[Stored items]

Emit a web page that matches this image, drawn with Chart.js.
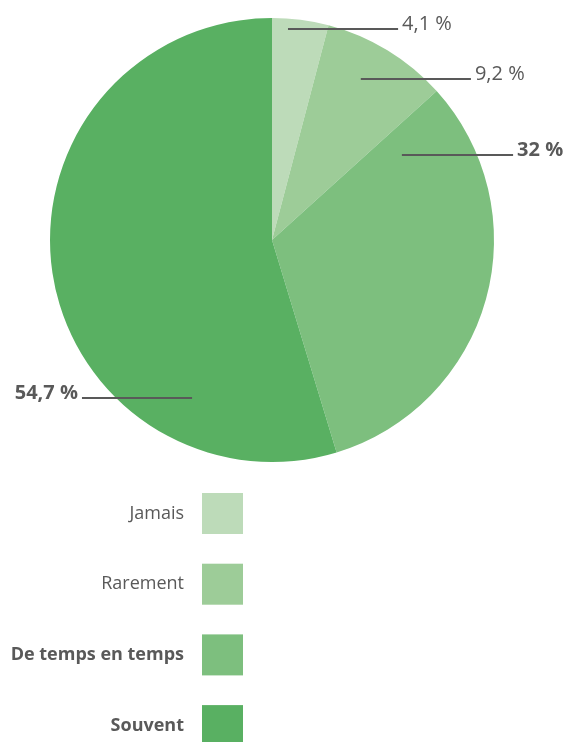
<!DOCTYPE html>
<html>
<head>
<meta charset="utf-8">
<script src="https://cdn.jsdelivr.net/npm/chart.js@4"></script>
<style>
  html, body { margin:0; padding:0; background:#fff; }
  #wrap { position:relative; width:566px; height:742px; }
</style>
</head>
<body>
<div id="wrap"><canvas id="pie"></canvas></div>
<script>
const categories = ["Jamais", "Rarement", "De temps en temps", "Souvent"];
const values = [4.1, 9.2, 32, 54.7];
const valueLabels = ["4,1 %", "9,2 %", "32 %", "54,7 %"];
const boldLabel = [false, false, true, true];
const colors = ["#bddbb9", "#9dcc98", "#7dbf7e", "#59b062"];

const TXT = "#595959";
const FONT = "'Open Sans', sans-serif";

// leader line placement, as offsets from the pie centre in units of radius
const leaders = [
  { sx: 0.072, sy: -0.95, ex: 0.568, side: "right" },
  { sx: 0.40, sy: -0.725, ex: 0.896, side: "right" },
  { sx: 0.585, sy: -0.383, ex: 1.086, side: "right" },
  { sx: -0.36, sy: 0.712, ex: -0.856, side: "left" }
];

const labelPlugin = {
  id: "labelPlugin",
  afterDraw(chart){
    const ctx = chart.ctx;
    const arc = chart.getDatasetMeta(0).data[0];
    const cx = arc.x, cy = arc.y, r = arc.outerRadius;
    ctx.save();
    leaders.forEach((l, i)=>{
      const y = cy + l.sy * r;
      ctx.strokeStyle = TXT;
      ctx.lineWidth = 2;
      ctx.beginPath();
      ctx.moveTo(cx + l.sx * r, y);
      ctx.lineTo(cx + l.ex * r, y);
      ctx.stroke();
      ctx.fillStyle = TXT;
      ctx.font = (boldLabel[i] ? "bold " : "") + "20px " + FONT;
      ctx.textBaseline = "alphabetic";
      if(l.side === "right"){
        ctx.textAlign = "left";
        ctx.fillText(valueLabels[i], cx + l.ex * r + 4, y + 1);
      } else {
        ctx.textAlign = "right";
        ctx.fillText(valueLabels[i], cx + l.ex * r - 4, y + 1);
      }
    });

    // legend below the pie
    const boxX = 202, box = 41, top0 = 493, step = 70.7;
    categories.forEach((c, i)=>{
      const top = top0 + i * step;
      ctx.fillStyle = colors[i];
      ctx.fillRect(boxX, top, box, box);
      ctx.fillStyle = TXT;
      ctx.font = (boldLabel[i] ? "bold " : "") + "18px " + FONT;
      ctx.textAlign = "right";
      ctx.textBaseline = "middle";
      ctx.fillText(c, 184, top + box / 2);
    });
    ctx.restore();
  }
};

new Chart(document.getElementById("pie"), {
  type: "pie",
  data: {
    labels: categories,
    datasets: [{ data: values, backgroundColor: colors, borderWidth: 0 }]
  },
  options: {
    responsive: true,
    maintainAspectRatio: false,
    animation: false,
    layout: { padding: { left: 50, right: 72, top: 18, bottom: 280 } },
    plugins: { legend: { display: false }, tooltip: { enabled: false } }
  },
  plugins: [labelPlugin]
});
</script>
</body>
</html>
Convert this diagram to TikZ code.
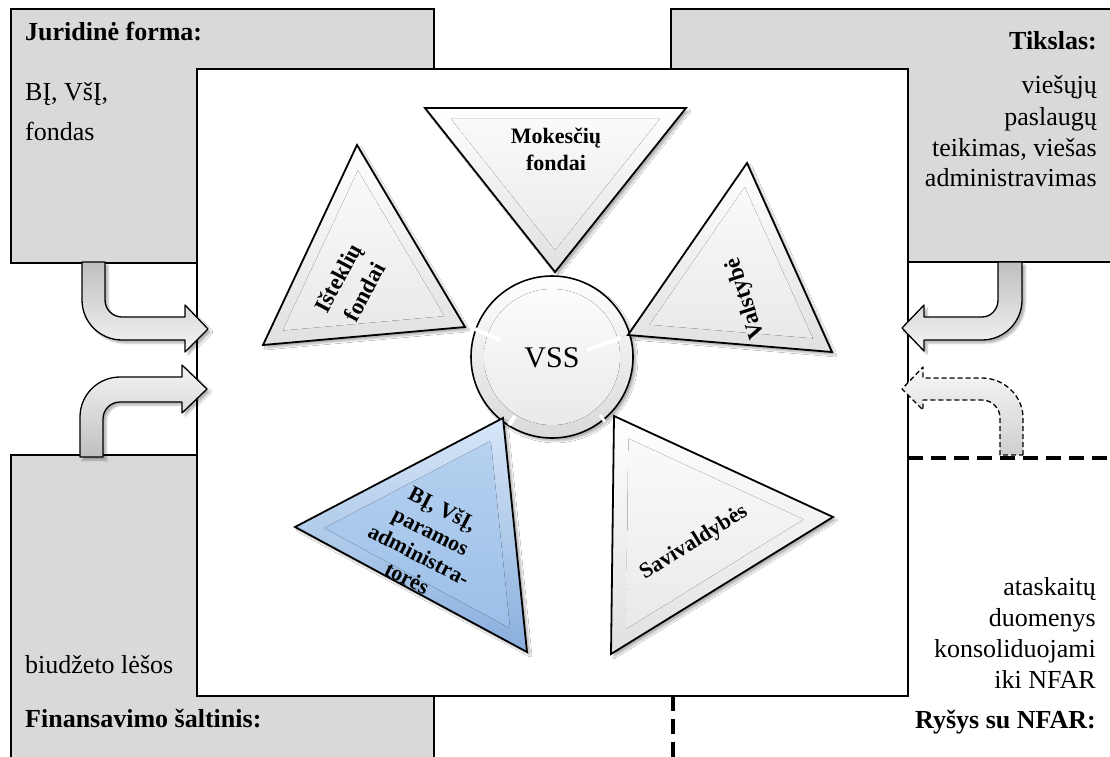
\documentclass[tikz,border=0pt]{standalone}
\usepackage{fontspec}
\setmainfont{Liberation Serif}
\usetikzlibrary{calc,shadows.blur}
\definecolor{boxgray}{HTML}{D9D9D9}
\definecolor{blueedge}{HTML}{D8E7F8}
\definecolor{bluedeep}{HTML}{88AEDD}
\definecolor{bluetop}{HTML}{B6D1F0}
\definecolor{bluebot}{HTML}{9BBFE8}

% bevelled triangle: three vertex names, outer fill style, inner fill style
\newcommand\bevtri[5]{%
  \coordinate (g) at (barycentric cs:#1=1,#2=1,#3=1);
  \fill[#4, softshadow] (#1) -- (#2) -- (#3) -- cycle;
  \fill[#5] ($(g)!0.8!(#1)$) -- ($(g)!0.8!(#2)$) -- ($(g)!0.8!(#3)$) -- cycle;
  \draw[tri] (#1) -- (#2) -- (#3) -- cycle;
}

\begin{document}
\begin{tikzpicture}[x=1pt,y=-1pt,
  panel/.style={fill=boxgray, draw=black, line width=2.6pt},
  frame/.style={fill=white, draw=black, line width=2.6pt},
  sep/.style={line width=4.5pt, dash pattern=on 15pt off 8pt},
  txt/.style={inner sep=0pt, font=\fontsize{26}{30}\selectfont},
  head/.style={inner sep=0pt, font=\fontsize{26}{30}\selectfont\bfseries},
  tri/.style={line width=1.8pt, line join=miter},
  trilabel/.style={inner sep=0pt, align=center, font=\fontsize{22}{27}\selectfont\bfseries},
  softshadow/.style={blur shadow={shadow xshift=3pt, shadow yshift=-3pt, shadow blur steps=6, shadow opacity=30}},
  greyout/.style={top color=white, bottom color=gray!24},
  greyin/.style={top color=gray!4, bottom color=gray!17},
  blueout/.style={top color=blueedge, bottom color=bluedeep},
  bluein/.style={top color=bluetop, bottom color=bluebot},
  bentarrow/.style={line width=1.3pt, line join=round, softshadow},
  bendtop/.style={bentarrow, top color=gray!50, bottom color=gray!8},
  bendbot/.style={bentarrow, top color=gray!8, bottom color=gray!50},
  benddash/.style={line width=1.3pt, line join=round, dash pattern=on 5pt off 3pt,
                   top color=gray!6, bottom color=gray!38},
]
\useasboundingbox (0,0) rectangle (1110,756);
\clip (0,0) rectangle (1110,756);

% side panels
\draw[panel] (11,9) rectangle (434,263);
\draw[panel] (671,9) rectangle (1116,262);
\draw[panel] (11,455) rectangle (434,762);

% dashed separators of the lower right field
\draw[sep] (908,458) -- (1116,458);
\draw[sep] (673,696) -- (673,762);

% central field
\draw[frame] (197,69) rectangle (908,696);

% bent arrows
\draw[bendtop] (82,262) -- (82,300) .. controls (82,322.1) and (99.9,340) .. (122,340)
  -- (185,340) -- (185,352) -- (208,329) -- (185,305) -- (185,317) -- (122,317)
  .. controls (112.6,317) and (105,309.4) .. (105,300) -- (105,262) -- cycle;
\draw[bendbot] (80,457) -- (80,417) .. controls (80,394.9) and (97.9,377) .. (120,377)
  -- (182,377) -- (182,365) -- (207,389) -- (182,413) -- (182,402) -- (120,402)
  .. controls (110.6,402) and (103,409.6) .. (103,419) -- (103,457) -- cycle;
\draw[bendtop] (1022,262) -- (1022,300) .. controls (1022,322.1) and (1004.1,340) .. (982,340)
  -- (924,340) -- (924,351) -- (902,328) -- (924,305) -- (924,317) -- (982,317)
  .. controls (990.8,317) and (998,309.4) .. (998,300) -- (998,262) -- cycle;
\draw[benddash] (1023,455) -- (1023,418) .. controls (1023,395.9) and (1004.1,378) .. (982,378)
  -- (923,378) -- (923,367) -- (902,389) -- (923,410) -- (923,400) -- (982,400)
  .. controls (991.9,400) and (1000,408.1) .. (1000,418) -- (1000,455) -- cycle;

% central disc
\coordinate (vssc) at (552,357);
\fill[softshadow, top color=white, bottom color=gray!30] (vssc) circle[radius=81];
\fill[top color=gray!2, bottom color=gray!17] (vssc) circle[radius=68];
\draw[line width=1.6pt] (vssc) circle[radius=81];
\draw[white, line width=4pt] (475,329) -- (500,340);
\draw[white, line width=4pt] (587,350) -- (621,338);
\draw[white, line width=4pt] (509,425) -- (515,416);
\draw[white, line width=3pt] (600,415) -- (605,422);

% triangle vertices
\coordinate (M1) at (425,108); \coordinate (M2) at (686,108); \coordinate (M3) at (555,272);
\coordinate (I1) at (357,145); \coordinate (I2) at (465,327); \coordinate (I3) at (263,345);
\coordinate (V1) at (747,163); \coordinate (V2) at (832,352); \coordinate (V3) at (628,335);
\coordinate (B1) at (503,418); \coordinate (B2) at (527,652); \coordinate (B3) at (295,527);
\coordinate (S1) at (614,416); \coordinate (S2) at (833,517); \coordinate (S3) at (611,654);

\bevtri{M1}{M2}{M3}{greyout}{greyin}
\bevtri{I1}{I2}{I3}{greyout}{greyin}
\bevtri{V1}{V2}{V3}{greyout}{greyin}
\bevtri{B1}{B2}{B3}{blueout}{bluein}
\bevtri{S1}{S2}{S3}{greyout}{greyin}

% triangle labels
\node[trilabel] (mok) at (556,149) {Mokesčių\\fondai};
\node[trilabel, rotate=62, font=\fontsize{23}{30}\selectfont\bfseries] (ist) at (351,285) {Išteklių\\fondai};
\node[trilabel, rotate=108, font=\fontsize{23}{27}\selectfont\bfseries] (val) at (746,298) {Valstybė};
\node[trilabel, rotate=-27, font=\fontsize{22}{26}\selectfont\bfseries] (bi) at (425,543) {BĮ, VšĮ,\\paramos\\administra-\\torės};
\node[trilabel, rotate=32] (sav) at (694,543) {Savivaldybės};
\node[inner sep=0pt, anchor=base, font=\fontsize{30}{30}\selectfont] (vss) at (552,367) {VSS};

% panel texts
\node[head, anchor=base west] (jf) at (25,40) {Juridinė forma:};
\node[txt, anchor=base west] (jf1) at (25,100) {BĮ, VšĮ,};
\node[txt, anchor=base west] (jf2) at (25,140) {fondas};

\node[head, anchor=base east] (ts) at (1097,49) {Tikslas:};
\node[txt, anchor=base east] (ts1) at (1097,93) {viešųjų};
\node[txt, anchor=base east] (ts2) at (1097,125) {paslaugų};
\node[txt, anchor=base east] (ts3) at (1097,156) {teikimas, viešas};
\node[txt, anchor=base east] (ts4) at (1097,186) {administravimas};

\node[txt, anchor=base west] (fs1) at (25,673) {biudžeto lėšos};
\node[head, anchor=base west] (fs) at (25,727) {Finansavimo šaltinis:};

\node[txt, anchor=base east] (rn1) at (1096,595) {ataskaitų};
\node[txt, anchor=base east] (rn2) at (1096,626) {duomenys};
\node[txt, anchor=base east] (rn3) at (1096,657) {konsoliduojami};
\node[txt, anchor=base east] (rn4) at (1096,688) {iki NFAR};
\node[head, anchor=base east] (rn) at (1096,728) {Ryšys su NFAR:};
\end{tikzpicture}
\end{document}
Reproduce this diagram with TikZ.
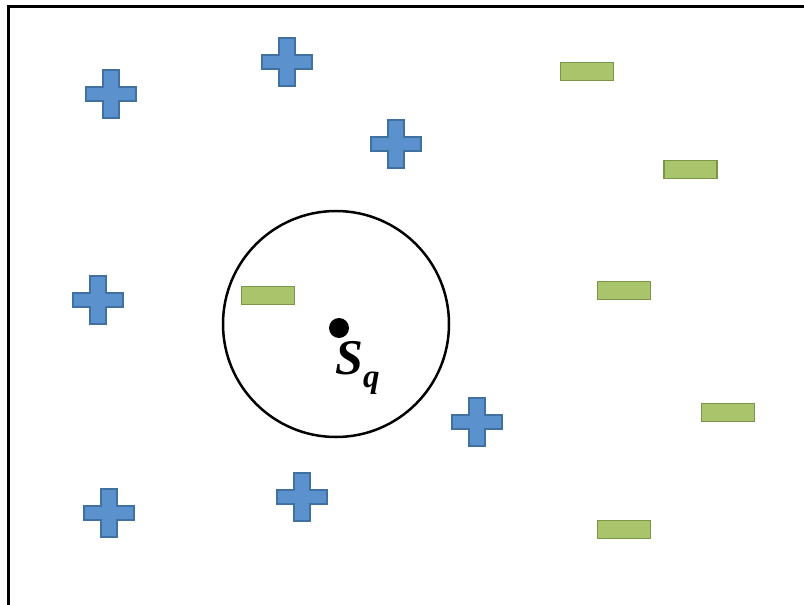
\documentclass[tikz,border=0pt]{standalone}
\usepackage{fontspec}
\setmainfont{Liberation Serif}
\usepackage{tikz}
\usetikzlibrary{positioning}

\definecolor{plusfill}{RGB}{91,145,205}
\definecolor{plusline}{RGB}{65,113,160}
\definecolor{minusfill}{RGB}{169,196,107}
\definecolor{minusline}{RGB}{122,150,72}

\tikzset{
	pics/plussign/.style={code={
		\draw[fill=plusfill, draw=plusline, line width=1.8pt]
			(-8,-24) -- (8,-24) -- (8,-7) -- (25,-7) -- (25,7) -- (8,7) -- (8,24)
			-- (-8,24) -- (-8,7) -- (-25,7) -- (-25,-7) -- (-8,-7) -- cycle;
	}},
	pics/minussign/.style={code={
		\draw[fill=minusfill, draw=minusline, line width=1.8pt] (-26.5,-9) rectangle (26.5,9);
	}},
}

\begin{document}
\begin{tikzpicture}[x=1pt, y=-1pt]
			\useasboundingbox (0,0) rectangle (804,605);
			\draw[line width=3pt] (8,605) -- (8,6) -- (804,6);
			\foreach \px/\py in {111/94, 287/62, 396/144, 98/300, 477/422, 302/497, 109/513}
				\pic at (\px,\py) {plussign};
			\foreach \mx/\my in {587/71.5, 690.5/169.5, 268/295.5, 624/290.5, 728/412.5, 624/529.5}
				\pic at (\mx,\my) {minussign};
			\coordinate (C) at (336,324);
			\draw[line width=2.5pt] (C) circle (113pt);
			\coordinate (Q) at (339,328);
			\fill (Q) circle (10pt);
			\node[anchor=base west, inner sep=0pt] (Sq) at (335,374)
				{\fontsize{50}{50}\selectfont\bfseries\itshape S\raisebox{-13pt}{\fontsize{33}{33}\selectfont q}};
		\end{tikzpicture}
\end{document}
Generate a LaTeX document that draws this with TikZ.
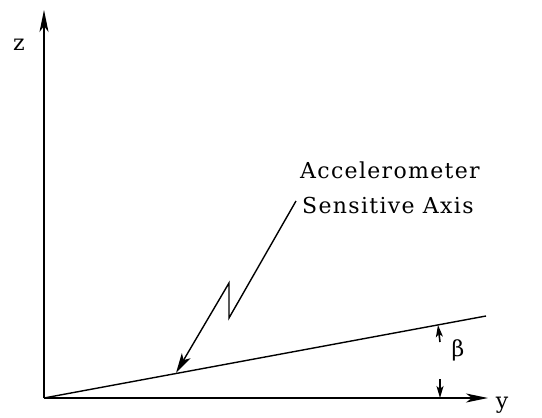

» **Task to complete**: Isolate each line of the listing above that includes "code". Copy it.

» **Finished exercise**:
Convert this diagram to TikZ code.
	pics/plussign/.style={code={
	pics/minussign/.style={code={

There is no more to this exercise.